I was recently having a good conversation with an alum from the Class of 1956 about what was “The Posture Honor Roll,” which acknowledged standing up straight as an important and measurable value. As with all things Spence, I quickly realized that this honor roll had living behind it much more than good posture pins: it was all about projecting a stance and attitude that suggests strength and assurance. These very pins, then, marked from the beginning what Spence has always held as perhaps its most cherished and important value: confidence. In today’s vernacular, this means letting the world know in your own way: “I’ve got this.”
 
At the center of it all is the understanding that this external marking or posture actually has more to do with the internal than anything else.
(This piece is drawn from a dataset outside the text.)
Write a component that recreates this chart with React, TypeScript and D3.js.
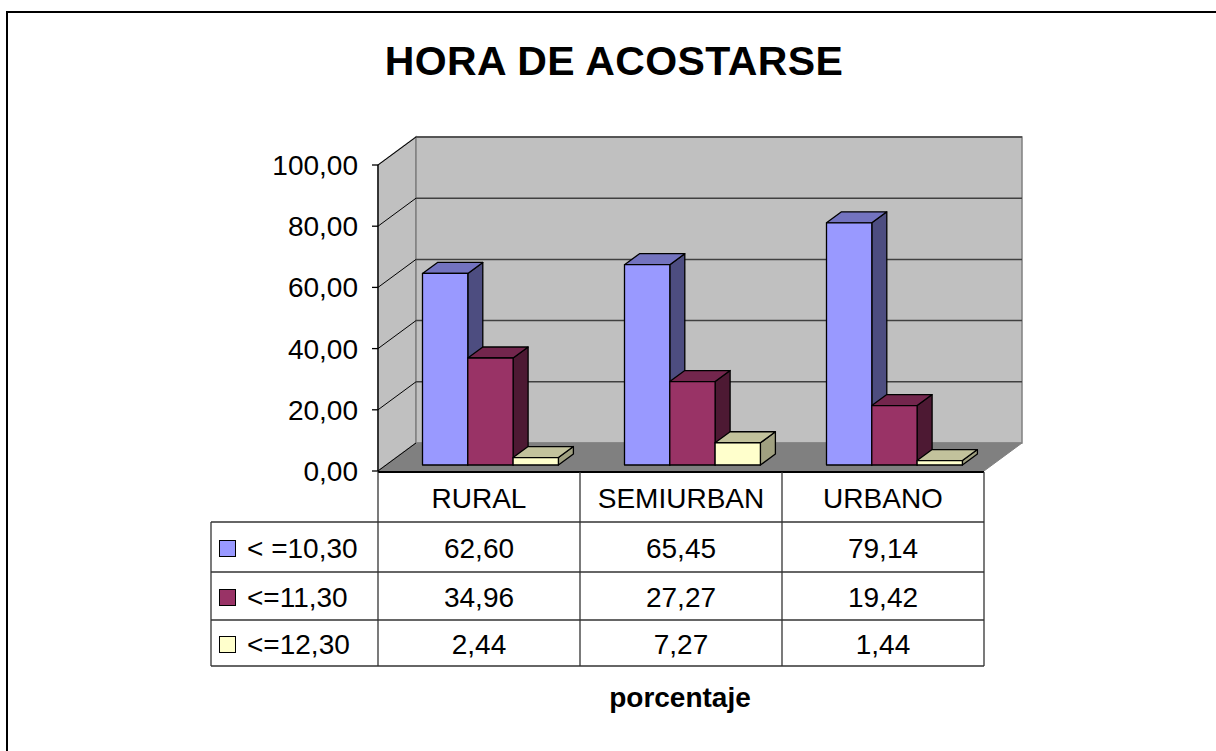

The stance reflects the landscape within, and that holds true no matter our age. Confidence, married to integrity, is rooted into the everyday and has to be fully homemade; it may be one of the few things remaining that you can’t order on Amazon. And that’s a good thing because if it is coming just from you, then it is truly all about you and how you walk through this world, the quiet, the boisterous, the shy and the outgoing alike. It’s personal, it’s individual and it’s important, with or without that signature posture pin.
 
Building confidence, then, is the work of all parents and schools, and the nexus of our commitment may be the strongest piece of our partnership. Naming confidence and describing what it looks like in all of its everyday variations is a good start. You don’t have to be class president, you don’t have to be the impact player on the team and you don’t have to be a published poet to have confidence. You do have to have a strong sense of self and an understanding, even if imperfect, of inward honoring. Simply put, confidence comes from knowing and liking yourself. Confidence has much more to do with how you feel you are, rather than what you are, something that is never too young to cultivate. And, as adults, we know well the wisdom of what writer Lorrie Moore describes as “the girl written forever within the woman.”
 
Remember, too, that confidence, much like its partner, integrity, is always a work in progress; sometimes losing it can make its return even stronger. Mistakes along the way and dips in self-assurance and doubts are inevitable, natural and welcomed. Confidence is something that lives more deeply than any single performance, any single moment. It’s about the way you walk and talk, rather than where you are going and what you are saying. Confidence, larger than one thing, is built on the many and never the singular. Not earning that A, not getting that role in the play or not beating the current athletic record can actually build better confidence if we never let any one thing become a permanent U-turn.
 
And there is a huge difference between confidence and arrogance, and it can be dangerous to conflate the two. Arrogance is positioned in context to others: more powerful than she is, more intellectual than he is, more accomplished than they are, smarter, stronger, bigger, brighter. Arrogance has to have a sparring partner, while confidence is really only in relationship to self. It’s about you and what you project as you work, compete, engage and live. More often than not, confidence’s faithful companions are kindness and generosity, while arrogance holds hands with irony and pride. Arrogance is defensive, and confidence is self-possession. Only one of these is truly worthy of the posture honor roll.
 
As many of you know, during the senior retreat I ask the students to respond to a quotation I’ve selected that allows them to reflect on who they are on the very cusp of their final year at Spence. This year, the quotation, coming from the Talmud, was, “We don’t see things the way they are. We see them as we are.” One senior wrote about confidence without even using the word. From my humble point of view, she’s already on the posture honor roll, wearing that now metaphoric pin of strength and stance.
 
As a Spence girl, the phrase “enter the conversation prepared to be changed by it” will forever be embedded in our minds and hearts wherever the next step takes us. I hope as a senior class, we will continue to cherish all the threads making up all the blankets and encourage the underclassmen to do so as well through example. I strongly believe life is a mirror for my identity, and I am determined to like what I see.